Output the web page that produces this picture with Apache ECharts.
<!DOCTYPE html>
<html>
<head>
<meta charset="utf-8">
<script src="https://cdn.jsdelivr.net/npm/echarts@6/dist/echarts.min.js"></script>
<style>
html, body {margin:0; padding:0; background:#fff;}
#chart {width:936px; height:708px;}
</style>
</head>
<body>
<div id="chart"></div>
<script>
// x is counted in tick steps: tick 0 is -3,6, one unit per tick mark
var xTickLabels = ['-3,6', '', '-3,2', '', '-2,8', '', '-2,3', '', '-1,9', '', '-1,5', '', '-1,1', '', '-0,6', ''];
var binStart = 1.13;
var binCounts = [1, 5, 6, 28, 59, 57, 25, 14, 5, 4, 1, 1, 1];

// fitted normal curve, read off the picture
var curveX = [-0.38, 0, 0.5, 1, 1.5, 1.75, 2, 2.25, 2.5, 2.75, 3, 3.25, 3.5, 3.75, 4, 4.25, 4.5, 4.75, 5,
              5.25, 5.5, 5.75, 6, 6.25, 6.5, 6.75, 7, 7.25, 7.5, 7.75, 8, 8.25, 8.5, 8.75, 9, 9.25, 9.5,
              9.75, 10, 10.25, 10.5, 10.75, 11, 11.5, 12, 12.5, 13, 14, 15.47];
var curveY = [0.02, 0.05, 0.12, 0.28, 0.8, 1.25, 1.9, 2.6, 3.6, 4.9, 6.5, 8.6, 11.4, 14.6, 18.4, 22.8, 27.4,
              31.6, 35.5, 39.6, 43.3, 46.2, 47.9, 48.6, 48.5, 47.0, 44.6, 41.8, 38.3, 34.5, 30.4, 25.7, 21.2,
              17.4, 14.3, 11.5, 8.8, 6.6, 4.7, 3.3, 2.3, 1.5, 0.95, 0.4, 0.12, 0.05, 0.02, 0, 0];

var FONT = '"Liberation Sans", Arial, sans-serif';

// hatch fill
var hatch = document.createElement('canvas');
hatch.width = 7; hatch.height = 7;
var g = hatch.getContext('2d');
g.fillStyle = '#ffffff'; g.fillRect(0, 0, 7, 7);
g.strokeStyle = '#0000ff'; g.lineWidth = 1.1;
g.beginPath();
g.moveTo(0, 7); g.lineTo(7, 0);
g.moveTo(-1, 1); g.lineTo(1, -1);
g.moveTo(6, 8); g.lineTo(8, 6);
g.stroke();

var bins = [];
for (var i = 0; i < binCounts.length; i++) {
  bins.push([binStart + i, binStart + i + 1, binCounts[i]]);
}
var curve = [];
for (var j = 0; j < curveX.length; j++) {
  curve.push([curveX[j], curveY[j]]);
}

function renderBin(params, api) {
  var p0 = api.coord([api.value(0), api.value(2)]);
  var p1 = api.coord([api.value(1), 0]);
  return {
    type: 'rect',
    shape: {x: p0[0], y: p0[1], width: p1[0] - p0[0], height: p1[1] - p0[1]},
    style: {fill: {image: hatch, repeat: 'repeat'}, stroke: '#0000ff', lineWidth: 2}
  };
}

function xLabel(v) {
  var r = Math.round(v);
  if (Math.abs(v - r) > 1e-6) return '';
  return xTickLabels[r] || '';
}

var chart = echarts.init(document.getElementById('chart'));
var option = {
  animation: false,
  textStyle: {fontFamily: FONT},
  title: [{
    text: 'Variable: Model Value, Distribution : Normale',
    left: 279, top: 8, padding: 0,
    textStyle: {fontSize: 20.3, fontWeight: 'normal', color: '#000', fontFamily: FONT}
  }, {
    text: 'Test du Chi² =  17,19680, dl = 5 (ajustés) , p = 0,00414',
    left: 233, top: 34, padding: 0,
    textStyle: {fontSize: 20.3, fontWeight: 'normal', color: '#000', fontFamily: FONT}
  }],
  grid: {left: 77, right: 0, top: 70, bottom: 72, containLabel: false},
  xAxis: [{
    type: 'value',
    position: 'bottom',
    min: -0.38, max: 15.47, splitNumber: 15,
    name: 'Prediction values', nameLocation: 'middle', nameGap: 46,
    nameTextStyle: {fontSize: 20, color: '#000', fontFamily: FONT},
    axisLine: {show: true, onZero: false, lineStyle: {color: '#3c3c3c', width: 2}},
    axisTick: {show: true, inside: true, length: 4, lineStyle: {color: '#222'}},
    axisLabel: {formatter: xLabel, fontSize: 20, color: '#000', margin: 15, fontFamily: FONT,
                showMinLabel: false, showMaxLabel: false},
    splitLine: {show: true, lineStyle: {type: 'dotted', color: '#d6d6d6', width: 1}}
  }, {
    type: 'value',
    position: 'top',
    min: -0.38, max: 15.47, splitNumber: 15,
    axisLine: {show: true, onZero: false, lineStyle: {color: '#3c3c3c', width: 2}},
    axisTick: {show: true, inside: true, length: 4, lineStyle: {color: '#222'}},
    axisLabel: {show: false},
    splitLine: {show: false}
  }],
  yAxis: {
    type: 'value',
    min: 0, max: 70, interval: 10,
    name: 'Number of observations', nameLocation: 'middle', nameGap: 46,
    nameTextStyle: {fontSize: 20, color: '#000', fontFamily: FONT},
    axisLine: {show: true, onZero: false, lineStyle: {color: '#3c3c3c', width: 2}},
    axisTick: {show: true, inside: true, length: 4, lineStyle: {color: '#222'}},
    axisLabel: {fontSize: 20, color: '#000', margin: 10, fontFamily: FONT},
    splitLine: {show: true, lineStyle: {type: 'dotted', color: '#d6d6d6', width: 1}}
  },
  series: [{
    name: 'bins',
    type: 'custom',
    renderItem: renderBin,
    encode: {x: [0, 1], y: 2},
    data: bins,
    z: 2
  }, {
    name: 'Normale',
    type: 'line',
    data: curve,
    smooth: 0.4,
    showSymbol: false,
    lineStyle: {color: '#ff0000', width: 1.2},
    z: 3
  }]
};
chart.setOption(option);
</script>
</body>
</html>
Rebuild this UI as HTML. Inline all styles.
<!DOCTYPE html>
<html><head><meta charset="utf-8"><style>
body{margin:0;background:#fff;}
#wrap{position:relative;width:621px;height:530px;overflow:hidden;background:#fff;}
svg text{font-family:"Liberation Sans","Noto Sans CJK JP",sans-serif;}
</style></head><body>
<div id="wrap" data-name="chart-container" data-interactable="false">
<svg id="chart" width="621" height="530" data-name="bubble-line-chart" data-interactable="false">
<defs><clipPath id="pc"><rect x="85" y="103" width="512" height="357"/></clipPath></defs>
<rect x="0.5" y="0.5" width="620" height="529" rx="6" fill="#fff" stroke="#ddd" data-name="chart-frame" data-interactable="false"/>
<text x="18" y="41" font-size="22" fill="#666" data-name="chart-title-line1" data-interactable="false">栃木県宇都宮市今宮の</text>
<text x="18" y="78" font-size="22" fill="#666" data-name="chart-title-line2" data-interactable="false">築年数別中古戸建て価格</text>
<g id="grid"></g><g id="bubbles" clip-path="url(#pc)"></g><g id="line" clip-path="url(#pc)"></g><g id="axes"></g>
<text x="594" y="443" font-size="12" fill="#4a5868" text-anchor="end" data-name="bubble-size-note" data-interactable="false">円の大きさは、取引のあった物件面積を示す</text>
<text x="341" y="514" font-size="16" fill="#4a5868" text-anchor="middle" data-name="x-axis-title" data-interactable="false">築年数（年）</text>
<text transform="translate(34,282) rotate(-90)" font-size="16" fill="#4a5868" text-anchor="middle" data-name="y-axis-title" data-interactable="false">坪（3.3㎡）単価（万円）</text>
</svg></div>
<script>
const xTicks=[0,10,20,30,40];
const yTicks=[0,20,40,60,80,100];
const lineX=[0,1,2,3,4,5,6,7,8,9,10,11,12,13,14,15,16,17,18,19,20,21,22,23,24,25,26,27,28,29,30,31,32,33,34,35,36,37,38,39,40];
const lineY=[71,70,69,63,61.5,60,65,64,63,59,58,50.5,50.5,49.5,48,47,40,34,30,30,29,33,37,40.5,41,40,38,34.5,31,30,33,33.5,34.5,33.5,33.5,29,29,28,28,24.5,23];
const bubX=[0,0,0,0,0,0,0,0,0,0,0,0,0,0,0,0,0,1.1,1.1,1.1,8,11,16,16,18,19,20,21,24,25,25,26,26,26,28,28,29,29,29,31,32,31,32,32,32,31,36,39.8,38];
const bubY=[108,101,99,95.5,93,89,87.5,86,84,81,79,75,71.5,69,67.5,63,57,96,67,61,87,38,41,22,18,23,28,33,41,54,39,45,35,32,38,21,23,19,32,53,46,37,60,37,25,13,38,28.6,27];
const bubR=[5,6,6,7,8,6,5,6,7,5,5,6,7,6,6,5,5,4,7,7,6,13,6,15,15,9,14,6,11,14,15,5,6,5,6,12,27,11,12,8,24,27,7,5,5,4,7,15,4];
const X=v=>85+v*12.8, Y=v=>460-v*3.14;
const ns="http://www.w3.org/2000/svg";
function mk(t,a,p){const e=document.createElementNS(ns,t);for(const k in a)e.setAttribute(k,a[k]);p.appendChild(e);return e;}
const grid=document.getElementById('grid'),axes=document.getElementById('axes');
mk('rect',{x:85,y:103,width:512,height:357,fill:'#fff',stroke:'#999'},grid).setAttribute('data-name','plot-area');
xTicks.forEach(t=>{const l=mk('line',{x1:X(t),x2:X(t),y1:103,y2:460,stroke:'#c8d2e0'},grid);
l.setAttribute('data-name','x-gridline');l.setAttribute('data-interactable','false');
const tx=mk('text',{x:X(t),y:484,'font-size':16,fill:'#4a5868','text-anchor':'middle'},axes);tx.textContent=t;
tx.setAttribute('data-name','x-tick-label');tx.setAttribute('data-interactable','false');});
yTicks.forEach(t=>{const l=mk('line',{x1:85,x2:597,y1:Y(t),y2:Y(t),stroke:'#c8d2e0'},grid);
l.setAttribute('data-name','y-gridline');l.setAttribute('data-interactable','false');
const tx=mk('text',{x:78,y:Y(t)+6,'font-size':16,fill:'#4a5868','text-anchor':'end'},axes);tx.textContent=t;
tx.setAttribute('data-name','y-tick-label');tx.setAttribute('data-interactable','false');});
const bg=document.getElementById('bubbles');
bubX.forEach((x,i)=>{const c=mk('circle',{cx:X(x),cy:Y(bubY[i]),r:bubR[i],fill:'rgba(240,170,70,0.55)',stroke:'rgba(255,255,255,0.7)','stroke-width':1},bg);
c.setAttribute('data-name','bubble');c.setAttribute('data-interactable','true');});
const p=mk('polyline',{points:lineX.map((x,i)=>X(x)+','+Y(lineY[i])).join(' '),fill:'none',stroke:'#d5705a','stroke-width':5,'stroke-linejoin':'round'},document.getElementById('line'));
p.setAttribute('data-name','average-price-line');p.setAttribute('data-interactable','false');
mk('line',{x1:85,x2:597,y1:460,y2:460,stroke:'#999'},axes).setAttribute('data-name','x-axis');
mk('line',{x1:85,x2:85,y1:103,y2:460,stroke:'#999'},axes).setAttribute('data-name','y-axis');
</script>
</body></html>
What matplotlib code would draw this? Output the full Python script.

□ □ □ □

**THE REQUEST**:
Starting at the first line of the records above, please copy each line exactly until you reach the line containing "5, 4, 1, 1, 1];". Include that line and stop there.

**OUTPUT OF THE EXERCISE**:
Output the web page that produces this picture with Apache ECharts.
<!DOCTYPE html>
<html>
<head>
<meta charset="utf-8">
<script src="https://cdn.jsdelivr.net/npm/echarts@6/dist/echarts.min.js"></script>
<style>
html, body {margin:0; padding:0; background:#fff;}
#chart {width:936px; height:708px;}
</style>
</head>
<body>
<div id="chart"></div>
<script>
// x is counted in tick steps: tick 0 is -3,6, one unit per tick mark
var xTickLabels = ['-3,6', '', '-3,2', '', '-2,8', '', '-2,3', '', '-1,9', '', '-1,5', '', '-1,1', '', '-0,6', ''];
var binStart = 1.13;
var binCounts = [1, 5, 6, 28, 59, 57, 25, 14, 5, 4, 1, 1, 1];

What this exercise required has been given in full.